Thomas de Quincey hat seinen englischen wit, diese spezielle Art von feinsinnigem, ironischem Humor, für den es bezeichnenderweise gar kein deutsches Wort gibt, sein Leben lang nicht verloren. Grund genug dafür hätte er gehabt. 1785 als Sohn eines Tuchhändlers geboren, der bereits 1793 verstarb, hat er früh die Abgründe des Lebens geschaut. 1802 floh er von seiner Mutter in die Slums von Wales und später London. Hier flüchtete er sich in die englischen Romantiker, die ihn beeinflussen sollten: vor allen anderen Wordsworth und Coleridge. Im Armenviertel Londons lernte er die Prostituierte Ann kennen, was später in sein berühmtestes Werk einfloss: „Confessions of an english opium-eater“ („Bekenntnisse eines englischen Opiumessers“). Auf dem College war er ein Einzelgänger, wie viele Literaten zog er die Gesellschaft von Büchern der von Menschen vor. Wegen eines Nervenleidens begann er 1804 die Einnahme von Opium. In den kommenden Jahren verstärkte sich die Labilität seiner Gesundheit und in deren Folge sein Opiumkonsum. Er wurde abhängig. Er machte ein kleines Erbe, dass er wohl zum größten Teil für Bücher ausgab. Einen Teil schenkte er anonym dem glühend verehrten Coleridge. Sein Studium brach er kurz vor dem Examen ab. 1817 heiratete er die Bauerstochter Margaret Simpson, mit der er acht Kinder bekam. Trotz seiner literarischen Produktivität war de Quincey ein Leben lang verarmt. So musste er 1832 – wenn auch nur für kurze Zeit – ins Schuldengefängnis, im Jahr darauf musste er seinen Bankrott erklären. Nach dem Tod seiner Frau 1837 verstärkte er seinen Opiumkonsum noch weiter. Er starb 1859 in Edinburgh.

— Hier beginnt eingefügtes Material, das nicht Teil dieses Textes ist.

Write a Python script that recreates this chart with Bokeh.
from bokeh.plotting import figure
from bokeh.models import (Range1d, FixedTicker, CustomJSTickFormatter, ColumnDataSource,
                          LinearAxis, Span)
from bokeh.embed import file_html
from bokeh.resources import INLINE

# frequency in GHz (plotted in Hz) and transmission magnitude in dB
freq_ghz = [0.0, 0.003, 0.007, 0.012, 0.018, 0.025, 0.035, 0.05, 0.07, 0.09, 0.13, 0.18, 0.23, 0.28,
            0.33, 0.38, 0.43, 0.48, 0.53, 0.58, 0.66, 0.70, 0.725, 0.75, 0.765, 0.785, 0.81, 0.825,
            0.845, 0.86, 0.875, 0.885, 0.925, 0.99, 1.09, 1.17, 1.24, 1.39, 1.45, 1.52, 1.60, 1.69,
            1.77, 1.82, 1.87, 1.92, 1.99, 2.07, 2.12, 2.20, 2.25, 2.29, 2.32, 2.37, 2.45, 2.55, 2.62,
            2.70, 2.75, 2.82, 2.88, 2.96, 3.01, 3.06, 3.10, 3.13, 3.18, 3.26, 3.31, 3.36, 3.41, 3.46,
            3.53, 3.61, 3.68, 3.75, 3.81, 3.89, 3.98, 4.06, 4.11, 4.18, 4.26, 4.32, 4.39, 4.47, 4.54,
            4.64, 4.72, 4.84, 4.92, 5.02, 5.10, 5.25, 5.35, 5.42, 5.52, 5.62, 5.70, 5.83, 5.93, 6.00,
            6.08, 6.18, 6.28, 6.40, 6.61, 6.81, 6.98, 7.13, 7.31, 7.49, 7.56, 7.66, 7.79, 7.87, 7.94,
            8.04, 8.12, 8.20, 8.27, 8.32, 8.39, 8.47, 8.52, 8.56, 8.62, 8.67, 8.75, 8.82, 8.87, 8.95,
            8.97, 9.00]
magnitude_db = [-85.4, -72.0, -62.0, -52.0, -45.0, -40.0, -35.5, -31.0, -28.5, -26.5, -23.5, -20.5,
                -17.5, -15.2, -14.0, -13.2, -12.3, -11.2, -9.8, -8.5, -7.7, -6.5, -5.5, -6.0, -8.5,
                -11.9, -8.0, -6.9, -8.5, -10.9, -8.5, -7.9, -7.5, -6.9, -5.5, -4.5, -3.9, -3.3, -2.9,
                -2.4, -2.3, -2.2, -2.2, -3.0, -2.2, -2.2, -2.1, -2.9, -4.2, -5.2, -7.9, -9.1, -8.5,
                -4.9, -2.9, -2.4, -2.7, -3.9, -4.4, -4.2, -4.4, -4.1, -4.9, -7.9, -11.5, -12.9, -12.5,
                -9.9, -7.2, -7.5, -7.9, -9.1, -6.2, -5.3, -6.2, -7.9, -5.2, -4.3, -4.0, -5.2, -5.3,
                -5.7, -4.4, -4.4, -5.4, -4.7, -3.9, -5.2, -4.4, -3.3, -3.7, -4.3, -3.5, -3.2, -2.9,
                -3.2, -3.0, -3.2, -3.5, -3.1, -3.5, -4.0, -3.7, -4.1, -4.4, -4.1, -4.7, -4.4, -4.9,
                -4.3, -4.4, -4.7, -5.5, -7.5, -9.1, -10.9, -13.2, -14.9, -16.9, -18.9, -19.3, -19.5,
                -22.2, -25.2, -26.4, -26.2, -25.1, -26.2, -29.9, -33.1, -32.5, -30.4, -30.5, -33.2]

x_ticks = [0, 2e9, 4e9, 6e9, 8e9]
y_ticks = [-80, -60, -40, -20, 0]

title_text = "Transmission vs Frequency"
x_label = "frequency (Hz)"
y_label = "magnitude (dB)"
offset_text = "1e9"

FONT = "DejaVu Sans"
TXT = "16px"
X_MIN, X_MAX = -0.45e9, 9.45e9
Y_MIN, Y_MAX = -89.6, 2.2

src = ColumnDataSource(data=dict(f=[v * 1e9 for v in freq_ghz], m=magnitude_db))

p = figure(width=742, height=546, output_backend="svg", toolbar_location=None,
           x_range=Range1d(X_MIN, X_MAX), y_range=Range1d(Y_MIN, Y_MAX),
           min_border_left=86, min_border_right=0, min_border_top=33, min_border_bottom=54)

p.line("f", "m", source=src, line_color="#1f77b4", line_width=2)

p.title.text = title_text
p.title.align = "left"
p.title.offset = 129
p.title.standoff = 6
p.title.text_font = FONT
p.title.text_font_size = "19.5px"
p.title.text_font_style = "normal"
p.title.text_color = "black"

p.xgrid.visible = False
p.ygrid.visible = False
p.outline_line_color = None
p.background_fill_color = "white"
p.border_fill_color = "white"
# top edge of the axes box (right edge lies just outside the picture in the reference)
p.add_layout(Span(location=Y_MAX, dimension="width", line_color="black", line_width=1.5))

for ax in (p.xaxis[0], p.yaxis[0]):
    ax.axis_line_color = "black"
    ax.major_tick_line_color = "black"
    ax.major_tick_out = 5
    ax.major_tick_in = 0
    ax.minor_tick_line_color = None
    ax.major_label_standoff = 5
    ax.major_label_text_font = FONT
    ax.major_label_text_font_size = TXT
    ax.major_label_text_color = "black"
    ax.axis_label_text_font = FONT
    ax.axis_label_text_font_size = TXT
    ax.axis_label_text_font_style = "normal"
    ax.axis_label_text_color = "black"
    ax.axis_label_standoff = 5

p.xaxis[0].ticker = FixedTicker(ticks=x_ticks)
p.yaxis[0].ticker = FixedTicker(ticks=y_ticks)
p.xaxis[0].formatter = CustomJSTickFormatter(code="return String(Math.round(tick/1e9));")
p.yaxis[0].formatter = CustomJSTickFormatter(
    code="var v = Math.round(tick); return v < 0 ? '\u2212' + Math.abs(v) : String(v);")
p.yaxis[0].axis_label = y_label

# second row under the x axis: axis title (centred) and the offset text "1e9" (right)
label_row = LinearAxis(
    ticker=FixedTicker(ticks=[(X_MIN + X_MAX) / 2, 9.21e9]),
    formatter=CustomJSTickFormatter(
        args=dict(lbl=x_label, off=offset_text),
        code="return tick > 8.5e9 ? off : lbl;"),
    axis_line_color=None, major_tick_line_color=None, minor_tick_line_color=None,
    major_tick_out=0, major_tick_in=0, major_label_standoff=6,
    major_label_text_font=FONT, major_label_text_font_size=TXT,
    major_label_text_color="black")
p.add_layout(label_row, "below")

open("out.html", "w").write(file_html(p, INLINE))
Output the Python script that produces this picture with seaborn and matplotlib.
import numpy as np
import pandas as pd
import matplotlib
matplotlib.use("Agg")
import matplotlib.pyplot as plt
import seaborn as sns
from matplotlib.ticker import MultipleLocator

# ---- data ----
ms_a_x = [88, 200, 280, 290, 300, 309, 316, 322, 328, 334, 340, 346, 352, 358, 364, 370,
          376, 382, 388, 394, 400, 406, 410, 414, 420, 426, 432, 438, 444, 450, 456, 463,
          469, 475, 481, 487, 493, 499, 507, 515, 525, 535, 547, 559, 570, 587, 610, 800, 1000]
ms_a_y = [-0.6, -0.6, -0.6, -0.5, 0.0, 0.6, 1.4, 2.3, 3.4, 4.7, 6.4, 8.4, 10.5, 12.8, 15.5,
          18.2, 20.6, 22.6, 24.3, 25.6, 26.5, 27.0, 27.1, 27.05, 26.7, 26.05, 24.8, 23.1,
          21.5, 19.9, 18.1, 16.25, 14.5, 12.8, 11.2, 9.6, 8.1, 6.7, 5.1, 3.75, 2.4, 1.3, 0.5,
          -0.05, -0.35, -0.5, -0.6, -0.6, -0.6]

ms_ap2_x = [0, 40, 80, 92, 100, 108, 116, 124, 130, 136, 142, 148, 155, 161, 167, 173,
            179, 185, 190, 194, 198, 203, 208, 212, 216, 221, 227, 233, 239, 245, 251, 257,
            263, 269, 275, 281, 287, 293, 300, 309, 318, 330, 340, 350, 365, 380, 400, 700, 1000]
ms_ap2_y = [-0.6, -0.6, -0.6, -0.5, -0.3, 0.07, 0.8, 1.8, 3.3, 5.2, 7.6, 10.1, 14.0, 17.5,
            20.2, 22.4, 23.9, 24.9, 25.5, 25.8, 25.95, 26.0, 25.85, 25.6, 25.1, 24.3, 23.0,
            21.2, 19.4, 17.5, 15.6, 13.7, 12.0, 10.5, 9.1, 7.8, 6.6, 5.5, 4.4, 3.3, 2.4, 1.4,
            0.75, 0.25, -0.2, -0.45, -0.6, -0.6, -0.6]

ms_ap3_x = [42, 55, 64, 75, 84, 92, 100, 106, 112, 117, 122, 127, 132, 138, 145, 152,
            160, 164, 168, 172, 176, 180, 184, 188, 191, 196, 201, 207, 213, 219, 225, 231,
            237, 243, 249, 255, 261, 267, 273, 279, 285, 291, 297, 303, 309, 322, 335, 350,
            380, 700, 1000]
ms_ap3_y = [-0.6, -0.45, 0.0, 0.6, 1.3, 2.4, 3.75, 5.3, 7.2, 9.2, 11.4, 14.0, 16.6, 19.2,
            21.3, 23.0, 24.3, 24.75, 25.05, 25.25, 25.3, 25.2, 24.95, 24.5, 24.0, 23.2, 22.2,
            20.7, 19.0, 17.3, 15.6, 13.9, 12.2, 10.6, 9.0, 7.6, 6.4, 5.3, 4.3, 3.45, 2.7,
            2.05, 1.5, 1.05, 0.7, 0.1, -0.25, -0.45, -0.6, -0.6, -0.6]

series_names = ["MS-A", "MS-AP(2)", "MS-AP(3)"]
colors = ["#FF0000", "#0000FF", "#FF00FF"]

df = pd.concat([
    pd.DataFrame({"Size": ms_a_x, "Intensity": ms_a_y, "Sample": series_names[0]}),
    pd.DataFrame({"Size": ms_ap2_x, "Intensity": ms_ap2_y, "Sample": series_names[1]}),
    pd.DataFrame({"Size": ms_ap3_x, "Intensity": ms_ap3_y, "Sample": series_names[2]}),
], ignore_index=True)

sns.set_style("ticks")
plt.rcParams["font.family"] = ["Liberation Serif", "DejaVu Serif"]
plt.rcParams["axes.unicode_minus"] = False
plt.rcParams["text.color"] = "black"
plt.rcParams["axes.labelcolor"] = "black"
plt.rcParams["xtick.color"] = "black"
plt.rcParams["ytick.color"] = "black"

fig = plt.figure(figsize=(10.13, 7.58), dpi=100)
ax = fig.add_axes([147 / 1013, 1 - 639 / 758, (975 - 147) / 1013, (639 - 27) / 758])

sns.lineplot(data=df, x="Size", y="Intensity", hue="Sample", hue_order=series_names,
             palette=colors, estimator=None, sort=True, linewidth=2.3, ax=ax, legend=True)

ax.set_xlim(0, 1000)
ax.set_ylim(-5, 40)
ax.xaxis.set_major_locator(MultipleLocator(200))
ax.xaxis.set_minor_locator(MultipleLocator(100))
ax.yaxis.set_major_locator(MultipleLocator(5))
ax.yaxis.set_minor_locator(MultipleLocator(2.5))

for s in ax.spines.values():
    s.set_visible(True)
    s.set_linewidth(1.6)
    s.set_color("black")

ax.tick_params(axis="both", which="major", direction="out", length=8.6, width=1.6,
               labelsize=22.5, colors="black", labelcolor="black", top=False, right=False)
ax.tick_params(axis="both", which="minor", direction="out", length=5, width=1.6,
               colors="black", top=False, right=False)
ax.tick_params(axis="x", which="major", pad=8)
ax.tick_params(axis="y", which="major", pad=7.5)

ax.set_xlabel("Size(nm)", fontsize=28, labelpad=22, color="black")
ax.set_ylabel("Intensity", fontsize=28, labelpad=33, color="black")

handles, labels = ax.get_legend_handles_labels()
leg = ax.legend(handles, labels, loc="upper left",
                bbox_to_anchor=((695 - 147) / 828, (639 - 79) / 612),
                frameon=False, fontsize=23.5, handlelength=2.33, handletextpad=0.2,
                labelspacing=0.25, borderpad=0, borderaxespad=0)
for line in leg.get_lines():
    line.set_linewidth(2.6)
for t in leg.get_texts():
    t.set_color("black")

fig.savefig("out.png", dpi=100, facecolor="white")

Bereits in der von ihm herausgegebenen „Westmorland Gazette“ berichtete de Quncey 1818 über Mordprozesse. So lag es für den der Sprache mit all ihren Facetten der Ironie Mächtigen nur nahe, dies zu eher essayistischer Form zu verdichten. Im ersten Stück, „Die Vorlesung“, lässt er in der ersten Person eine Vorlesung über die Kunst des ästhetischen Mordens halten. Diese gipfelt darin, dass der Dozierende »ein paar Regeln für den Mord, nicht als Anweisung für Ihre Praxis, sondern als Anleitung für Ihr Urteil« gibt. So sei wichtig, dass der zum Mordopfer Erkorene ein guter Mensch sein müsse, sonst hege er vielleicht selbst Mordabsichten, und Konkurrenz wäre hier unschicklich. Das Opfer solle keine in der Öffentlichkeit stehende Persönlichkeit sein, denn diese wäre für die Masse nur ein Abstraktum, ohne ihm je begegnet zu sein. Weiter dürfe das Opfer weder alt noch krank sein. Zur Mordkunst gehöre, dass das Opfer dem Mörder körperlich gewachsen sein müsse. Das zweite Stück „Über den Mord“ schildert das fiktive Festmahl eines Clubs, bei dem über die Bedingungen für einen gelungenen Mord debattiert wird. Und gelungen ist nach den Club-Grundsätzen ein Mord nicht etwa dann, wenn der Mörder nicht gefangen wird, als vielmehr wenn er ästhetischen Ansprüchen genügt. Das dritte Stück des Büchleins ist eine „Nachschrift“, die de Quincey zu der Veröffentlichung der anderen beiden Essays in seinen „Gesammelten Werken“ hinzufügte. Es handelt sich um einen anspruchsvollen und spannenden Dokumentarbericht über die sogenannten Ratcliffe-Morde, die im Dezember 1812 von einem John Williams begangen worden waren. In der Detailfreudigkeit der Schilderung von Tatverlauf und Persönlichkeit des Täters dient der Bericht heute als Lehrbeispiel: ein Grundmuster für eine authentische Kriminalerzählung.

Dem Berliner Autorenhaus Verlag ist zu verdanken, dass de Quinceys tief schwarze Satiren in der Übertragung von Alfred Peuker nun wieder zugänglich sind.